La solution n’est pas d’ajouter des clauses, mais de relier intention, texte et exécution.
Les leviers à maîtriser pour protéger vos intérêts
1. Définir l’obligation du prestataire et la recette
Formulez la valeur livrée de manière concrète (fonctionnalités, disponibilité, assistance) et confirmez l’obligation de moyen.
La recette doit être un moment cadré : critères objectifs, tests, délais de reprise, acceptation écrite. Cela évite les dérives de périmètre.
2. Encadrer la responsabilité et limiter les recours
Indemnisez uniquement les dommages directs, dans la limite d’un plafond agrégé cohérent avec l’assurance.
Les crédits/pénalités SLA doivent être la réparation exclusive, sans cumul possible.
3. Protéger la propriété intellectuelle
Le client reçoit une licence d’usage proportionnée (durée, territoire, nombre d’utilisateurs).
Le prestataire conserve ses briques réutilisables. Le séquestre de code n’est envisagé qu’en cas d’enjeu critique.
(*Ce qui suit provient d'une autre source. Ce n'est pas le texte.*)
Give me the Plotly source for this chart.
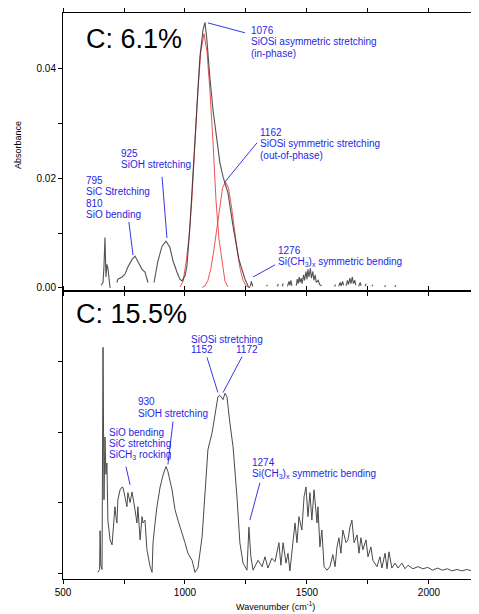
import plotly.graph_objects as go

# ---------------- DATA ----------------
# Top panel (C: 6.1 %) measured spectrum, wavenumber (cm-1) / absorbance; None = gap in trace
top_wn = [656, 664, 668, 672, 676, 680, 684, 690, 693, None,
          721, 725, 742, 754, 766, 783, 795, 807, 824, 836, 848, None,
          873, 889, 906, 922, 938, 951, 967, 979, 988, 1000, 1008, 1020, 1033, 1041, 1053, 1061, 1074,
          1082, 1090, 1094, 1102, 1115, 1131, 1143, 1156, 1176, 1197, 1221, 1246, 1258, 1266, None,
          1268, 1272, 1278, None,
          1334, 1338, None, 1378, 1383, None, 1398, 1403, None,
          1420, 1426, 1430, 1434, 1438, None,
          1456, 1460, 1464, 1468, 1472, 1476, 1480, 1486, 1490, 1496, 1500, 1504, 1508, 1514, 1518,
          1524, 1528, 1534, 1538, 1546, 1552, 1560, None,
          1612, 1618, None, 1630, 1636, 1640, 1646, 1650, None,
          1660, 1666, 1670, 1676, 1680, 1686, 1690, 1696, 1700, None,
          1712, 1718, 1722, None, 1738, 1742, None, 1766, 1770, None,
          1818, 1822, None, 1860, 1864]
top_abs = [0.0005, 0.001, 0.004, 0.0092, 0.002, 0.0043, 0.0036, 0.0008, 0.0, None,
           0.001, 0.0016, 0.002, 0.0025, 0.0038, 0.0052, 0.0058, 0.0049, 0.0034, 0.0029, 0.001, None,
           0.001, 0.0049, 0.0076, 0.0085, 0.0074, 0.0049, 0.0029, 0.0016, 0.0013, 0.0022, 0.004, 0.011,
           0.021, 0.027, 0.036, 0.042, 0.047,
           0.0483, 0.045, 0.042, 0.0383, 0.0323, 0.0264, 0.0228, 0.0202, 0.0173, 0.0112, 0.0052, 0.0016,
           0.0004, 0.0, None,
           0.0003, 0.0012, 0.0003, None,
           0.0003, 0.0006, None, 0.0003, 0.0007, None, 0.0003, 0.0008, None,
           0.0003, 0.0012, 0.0005, 0.0014, 0.0004, None,
           0.0004, 0.0016, 0.0008, 0.0020, 0.0010, 0.0018, 0.0008, 0.0024, 0.0014, 0.0030, 0.0016,
           0.0034, 0.0020, 0.0036, 0.0018, 0.0030, 0.0014, 0.0024, 0.0010, 0.0014, 0.0006, 0.0004, None,
           0.0003, 0.0006, None, 0.0003, 0.0010, 0.0004, 0.0012, 0.0005, None,
           0.0004, 0.0014, 0.0006, 0.0018, 0.0008, 0.0020, 0.0008, 0.0014, 0.0005, None,
           0.0003, 0.0010, 0.0004, None, 0.0003, 0.0008, None, 0.0003, 0.0006, None,
           0.0002, 0.0005, None, 0.0002, 0.0005]

# Fitted component at 1076 cm-1 (in-phase SiOSi)
fit1_wn = [980, 992, 1004, 1016, 1028, 1041, 1053, 1065, 1078, 1090, 1102, 1115, 1127, 1139, 1152, 1164, 1176]
fit1_abs = [0.0002, 0.0012, 0.0045, 0.009, 0.016, 0.0264, 0.036, 0.043, 0.0462, 0.043, 0.036, 0.0264,
            0.016, 0.009, 0.0045, 0.0012, 0.0002]

# Fitted component at 1162 cm-1 (out-of-phase SiOSi)
fit2_wn = [1070, 1082, 1094, 1106, 1118, 1130, 1142, 1154, 1166, 1178, 1190, 1202, 1214, 1226, 1238, 1250, 1262]
fit2_abs = [0.0001, 0.0004, 0.0014, 0.0035, 0.0068, 0.0108, 0.0150, 0.0182, 0.0193, 0.0182, 0.0150,
            0.0108, 0.0068, 0.0035, 0.0014, 0.0004, 0.0001]

# Bottom panel (C: 15.5 %) spectrum, arbitrary absorbance units
bot_wn = [643, 650, 652, 655, 660, 664, 668, 672, 676, 680, 684, 693, 701, 705, 713, 717, 721, 725,
          734, 742, 746, 754, 762, 766, 775, 783, 787, 795, 803, 807, 816, 824, 828, 836, 844, 852,
          857, 865, 869, 877, 885, 898, 910, 922, 930, 947, 959, 971, 988, 1000, 1012, 1029, 1041,
          1053, 1070, 1082, 1094, 1111, 1123, 1135, 1143, 1156, 1164, 1172, 1184, 1197, 1213, 1225,
          1238, 1254, 1262, 1270, 1279, 1299, 1316, 1328, 1340, 1356, 1369, 1385, 1393, 1402, 1414,
          1422, 1430, 1443, 1451, 1459, 1467, 1479, 1488, 1496, 1504, 1512, 1520, 1529, 1541, 1545,
          1553, 1561, 1570, 1582, 1594, 1606, 1615, 1623, 1631, 1639, 1647, 1660, 1668, 1676, 1684,
          1693, 1705, 1713, 1721, 1729, 1742, 1750, 1762, 1770, 1787, 1799, 1807, 1820, 1828, 1836,
          1848, 1861, 1873, 1889, 1902, 1914, 1934, 1955, 1975, 1995, 2015, 2035, 2055, 2075, 2095,
          2115, 2135, 2155, 2175, 2195, 2205]
bot_abs = [0.01, 0.05, 0.60, 0.10, 0.05, 3.20, 1.04, 1.93, 1.40, 1.56, 0.75, 0.47, 0.40, 0.61, 0.94,
           0.80, 0.71, 1.04, 1.18, 1.22, 1.21, 1.08, 0.94, 1.14, 1.00, 1.15, 1.08, 0.90, 0.71, 0.94,
           0.47, 0.80, 0.71, 0.75, 0.33, 0.15, 0.09, 0.01, 0.43, 0.70, 0.94, 1.22, 1.39, 1.51, 1.44,
           1.18, 0.90, 0.75, 0.57, 0.43, 0.28, 0.18, 0.01, 0.07, 0.51, 1.18, 1.75, 1.99, 2.28, 2.50,
           2.52, 2.46, 2.55, 2.50, 2.13, 1.79, 1.08, 0.43, 0.14, 0.04, 0.65, 0.23, 0.04, 0.18, 0.09,
           0.23, 0.07, 0.21, 0.16, 0.43, 0.11, 0.43, 0.14, 0.28, 0.03, 0.51, 0.71, 0.43, 0.80, 0.61,
           1.08, 1.22, 0.80, 1.14, 0.75, 1.18, 0.71, 0.94, 0.37, 0.61, 0.09, 0.04, 0.09, 0.26, 0.09,
           0.37, 0.50, 0.28, 0.61, 0.43, 0.47, 0.65, 0.75, 0.43, 0.54, 0.28, 0.50, 0.33, 0.47, 0.23,
           0.37, 0.18, 0.09, 0.23, 0.07, 0.28, 0.06, 0.30, 0.07, 0.14, 0.07, 0.14, 0.06, 0.11, 0.06,
           0.09, 0.06, 0.08, 0.04, 0.07, 0.04, 0.06, 0.03, 0.05, 0.03, 0.05, 0.03, 0.04, 0.03]

x_major = [500, 1000, 1500, 2000]
x_major_text = ["500", "1000", "1500", "2000"]
x_minor = [750, 1250, 1750]
top_major = [0.0, 0.02, 0.04]
top_major_text = ["0.00", "0.02", "0.04"]
top_minor = [0.01, 0.03]
bot_ticks = [0, 1, 2, 3]

# ---------------- FIGURE ----------------
FONT = "Liberation Sans, Arial, sans-serif"
BLUE = "#1f1fe6"

fig = go.Figure()
fig.add_trace(go.Scatter(x=fit1_wn, y=fit1_abs, mode="lines", line=dict(color="rgba(235,40,40,0.8)", width=1),
                         xaxis="x", yaxis="y", hoverinfo="skip"))
fig.add_trace(go.Scatter(x=fit2_wn, y=fit2_abs, mode="lines", line=dict(color="rgba(235,40,40,0.8)", width=1),
                         xaxis="x", yaxis="y", hoverinfo="skip"))
fig.add_trace(go.Scatter(x=top_wn, y=top_abs, mode="lines", connectgaps=False,
                         line=dict(color="rgba(40,40,40,0.8)", width=1.1), xaxis="x", yaxis="y"))
fig.add_trace(go.Scatter(x=bot_wn, y=bot_abs, mode="lines", line=dict(color="#4a4a4a", width=1),
                         xaxis="x2", yaxis="y2"))

split = 0.5088
axis_common = dict(showgrid=False, zeroline=False, showline=True, linecolor="black", linewidth=1,
                   ticks="outside", ticklen=4, tickcolor="black", tickfont=dict(family=FONT, size=10, color="black"))
minor_common = dict(ticks="outside", ticklen=4, tickcolor="black", showgrid=False)

# page body has an 8 px default margin: figure is sized to fit the 479x614 window
fig.update_layout(
    width=471, height=606, margin=dict(l=55, r=0, t=5, b=35),
    paper_bgcolor="white", plot_bgcolor="white", showlegend=False,
    font=dict(family=FONT, color="black"),
    xaxis=dict(domain=[0, 1], anchor="y", range=[500, 2205], tickmode="array", tickvals=x_major,
               showticklabels=False, mirror="ticks", minor=dict(tickvals=x_minor, **minor_common), **axis_common),
    yaxis=dict(domain=[split, 1], anchor="x", range=[-0.00055, 0.05], tickmode="array",
               tickvals=top_major, ticktext=top_major_text, mirror=False,
               minor=dict(tickvals=top_minor, **minor_common), **axis_common),
    xaxis2=dict(domain=[0, 1], anchor="y2", range=[500, 2205], tickmode="array", tickvals=x_major,
                ticktext=x_major_text, mirror="ticks", minor=dict(tickvals=x_minor, **minor_common), **axis_common),
    yaxis2=dict(domain=[0, split], anchor="x2", range=[-0.085, 4.0], tickmode="array",
                tickvals=bot_ticks, showticklabels=False, mirror=False, **axis_common),
)

annotations = []
shapes = []


def block(xr, yr, x, y, lines, size=10, color=BLUE, spacing=11.5):
    n = len(lines)
    for i, t in enumerate(lines):
        annotations.append(dict(xref=xr, yref=yr, x=x, y=y, text=t, showarrow=False,
                                xanchor="left", yanchor="middle", yshift=((n - 1) / 2 - i) * spacing,
                                font=dict(family=FONT, size=size, color=color)))


def leader(xr, yr, x0, y0, x1, y1):
    shapes.append(dict(type="line", xref=xr, yref=yr, x0=x0, y0=y0, x1=x1, y1=y1,
                       line=dict(color=BLUE, width=0.9)))


# top panel labels
block("x", "y", 584, 0.0453, ["C: 6.1%"], size=27, color="black")
block("x", "y", 1262, 0.0448, ["1076", "SiOSi asymmetric stretching", "(in-phase)"])
leader("x", "y", 1094, 0.0482, 1246, 0.0464)
block("x", "y", 1300, 0.0262, ["1162", "SiOSi symmetric stretching", "(out-of-phase)"])
leader("x", "y", 1295, 0.0264, 1164, 0.0193)
block("x", "y", 1373, 0.0058, ["1276", "Si(CH<sub>3</sub>)<sub>x</sub> symmetric bending"])
leader("x", "y", 1369, 0.0042, 1279, 0.0020)
block("x", "y", 730, 0.0235, ["925", "SiOH stretching"])
leader("x", "y", 906, 0.0202, 926, 0.0091)
block("x", "y", 586, 0.0165, ["795", "SiC Stretching", "810", "SiO bending"])
leader("x", "y", 770, 0.0120, 787, 0.0060)

# bottom panel labels
block("x2", "y2", 546, 3.67, ["C: 15.5%"], size=27, color="black")
block("x2", "y2", 1016, 3.31, ["SiOSi stretching"])
block("x2", "y2", 1016, 3.17, ["1152"])
block("x2", "y2", 1201, 3.17, ["1172"])
leader("x2", "y2", 1090, 3.06, 1135, 2.56)
leader("x2", "y2", 1234, 3.07, 1156, 2.56)
block("x2", "y2", 799, 2.35, ["930", "SiOH stretching"])
leader("x2", "y2", 951, 2.15, 930, 1.54)
block("x2", "y2", 680, 1.83, ["SiO bending", "SiC stretching", "SiCH<sub>3</sub> rocking"])
leader("x2", "y2", 758, 1.51, 775, 1.25)
block("x2", "y2", 1266, 1.49, ["1274", "Si(CH<sub>3</sub>)<sub>x</sub> symmetric bending"])
leader("x2", "y2", 1307, 1.28, 1266, 0.75)

# axis titles
annotations.append(dict(xref="paper", yref="paper", x=-0.108, y=0.767, text="Absorbance", showarrow=False,
                        textangle=-90, xanchor="center", yanchor="middle",
                        font=dict(family=FONT, size=9, color="black")))
annotations.append(dict(xref="paper", yref="paper", x=0.51, y=-0.048, text="Wavenumber (cm<sup>-1</sup>)",
                        showarrow=False, xanchor="center", yanchor="middle",
                        font=dict(family=FONT, size=9, color="black")))

fig.update_layout(annotations=annotations, shapes=shapes)
fig.write_html("out.html")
4. Construire des SLA mesurables et utiles
Ne mesurez que ce que vous contrôlez.
Documentez la méthode de mesure, prévoyez des fenêtres de maintenance et un processus d’incident clair :
- priorisation,
- délais de réponse et de rétablissement,
- communication.
5. Maîtriser le prix, les changements et les dépendances
Prévoyez :
- une indexation pour la durée du contrat ;
- une procédure de demande de changement formalisée ;
- la répercussion des hausses fournisseurs ;
- un droit d’audit borné (fréquence, durée, confidentialité) ;
- et l’exclusion des CGA client.
Conseils pratiques
- Inscrire l’exclusivité des pénalités SLA.
- Décrire la méthode de mesure.
- Exiger la signature de toute extension de périmètre.
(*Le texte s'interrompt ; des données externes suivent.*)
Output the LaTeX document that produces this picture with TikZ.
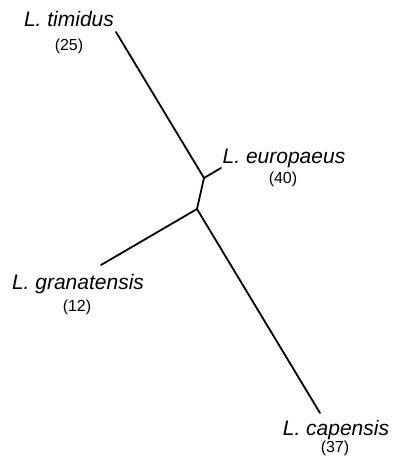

Les protocoles de pilotage
Avant signature
Cadrer les hypothèses : accès, données, livrables, critères d’acceptation, calendrier et RACI (qui fait quoi).
Pendant l’exécution
Faire vivre la recette au fil des lots : PV courts, suivi des SLA, points réguliers de gouvernance et escalades tracées.
Après signature
Toute extension passe par une demande de changement.
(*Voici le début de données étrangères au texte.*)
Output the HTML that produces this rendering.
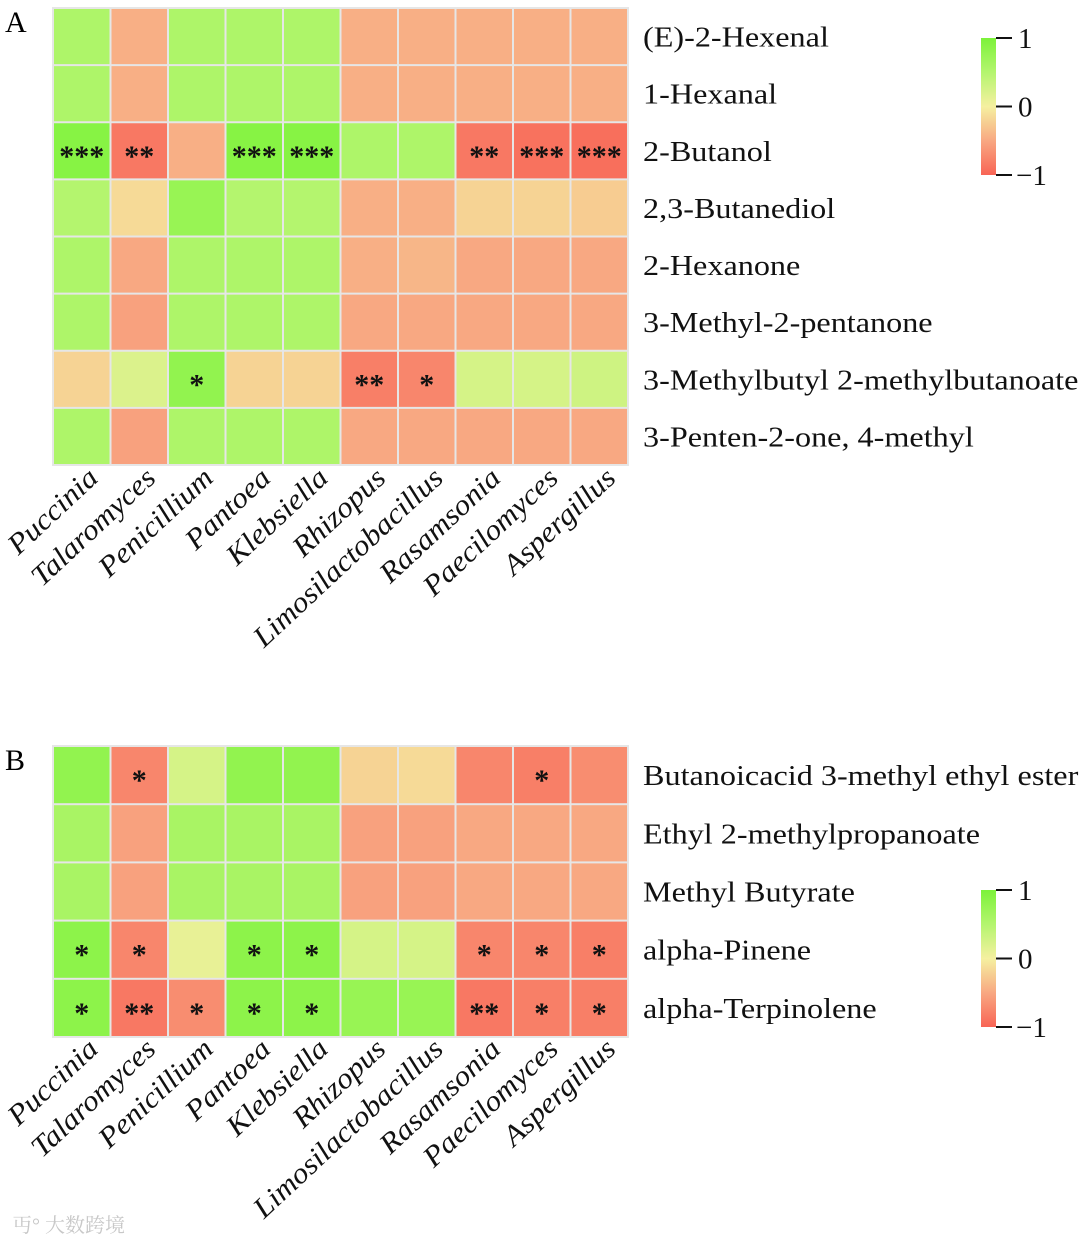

Centraliser les preuves (PV, logs SLA, incidents).
Les paiements suivent les délais et pénalités prévus.
Conseils pratiques
- Diffuser un RACI simple (Ventes, Juridique, Delivery, Finance).
- Constituer un pack de preuve minimal par lot (acceptations, métriques, incidents).
- Organiser un post-mortem trimestriel pour ajuster les modèles et plafonds.
Conclusion
Sécuriser un contrat de prestations informatiques repose sur une architecture claire reliant :
- le service rendu ;
- la responsabilité mesurée ;
- la propriété intellectuelle maîtrisée ;
- les SLA pilotables ;
- et la gouvernance des changements.
En appliquant une méthode unifiée et en documentant la preuve, le prestataire réduit son exposition, préserve sa marge et signe plus vite — sans complexifier l’expérience du client.